Dans le cadre du Projet de Constitution de la 2ème République du Gabon, le président de la République cumule les fonctions de Chef de l’État et de Chef du Gouvernement, une concentration du pouvoir qui soulève des questions sur l’équilibre institutionnel et la bonne gouvernance du pays. Ce modèle, bien qu’il puisse offrir une certaine efficacité décisionnelle dans la forme, présente plusieurs inconvénients majeurs pour la démocratie gabonaise, un pays en quête de réformes, de stabilité institutionnelle et en quête d’efficacité en termes de gouvernance.
La première inquiétude majeure liée à cette concentration du pouvoir est l’absence d’un véritable contre-pouvoir au sein de l’exécutif. En tant que Chef du gouvernement, le président détient non seulement le contrôle de l’État, mais aussi celui des ministères et de toutes les décisions gouvernementales. Cela lui confère un pouvoir quasi-absolu sur la gestion du pays, réduisant l’indépendance des ministres et la capacité de l’appareil gouvernemental à fonctionner de manière autonome. Ce modèle affaiblit la séparation des pouvoirs qui est essentielle dans toute démocratie pour assurer un contrôle mutuel des institutions et prévenir les abus de pouvoir.

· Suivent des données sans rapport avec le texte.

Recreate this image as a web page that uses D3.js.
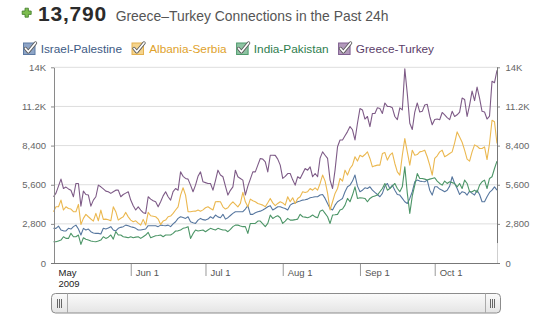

Ensuite, cette structure institutionnelle présente un risque élevé de dérive autoritaire. L’histoire politique du Gabon a été marquée par de longues périodes de pouvoir concentré entre les mains de dirigeants qui, souvent, ont limité l’alternance politique. On a pu voir le résultat. Le pays est loin d’être un modèle de développement. Le fait que le président de la République soit également le Chef du gouvernement renforce ce risque, car il concentre entre ses mains des pouvoirs exécutifs considérables, sans véritables contrepoids internes. Dans ce contexte, les mécanismes de transparence et de responsabilité peuvent être fragilisés, réduisant la capacité des autres institutions à jouer leur rôle de surveillance.
Un hyper-Président
En outre, la durée du mandat présidentiel de 7 ans, bien que renouvelable une seule fois, accentue ce phénomène de concentration du pouvoir. Alors que dans de nombreuses démocraties modernes, les mandats présidentiels sont limités à 4 ou 5 ans, afin de favoriser une alternance plus rapide et d’empêcher la monopolisation du pouvoir, le Gabon opte pour une durée plus longue. Ce choix, en rupture avec les tendances démocratiques actuelles, perpétue un modèle de gouvernance où les dirigeants peuvent rester en place pendant de longues périodes, renforçant ainsi le contrôle du pouvoir exécutif sur l’ensemble de l’appareil étatique.
Tout ceci constitue un retour en arrière, dans un monde où la gouvernance moderne encourage des mandats plus courts pour dynamiser la vie politique et assurer une meilleure reddition des comptes. La concentration des fonctions de Chef de l’État et de Chef du Gouvernement affaiblit également les institutions parlementaires. En théorie, le Parlement devrait être un contrepoids puissant au pouvoir exécutif, capable de contrôler et d’équilibrer les actions du gouvernement. Mais dans un système où le Président dirige aussi le gouvernement, le Parlement risque de se retrouver marginalisé.
Cette situation peut limiter le débat politique et entraver la capacité des représentants élus à influencer de manière significative les politiques publiques. Le rôle du Parlement en tant qu’instance législative et de contrôle s’en trouve affaibli, ce qui nuit à la dynamique démocratique du pays. Par ailleurs, cette concentration des pouvoirs entre les mains du Président va limiter la transparence et la responsabilité dans la gestion des affaires publiques. Or, dans une démocratie saine, la division des pouvoirs permet une répartition des responsabilités qui renforce la transparence et encourage les dirigeants à rendre des comptes.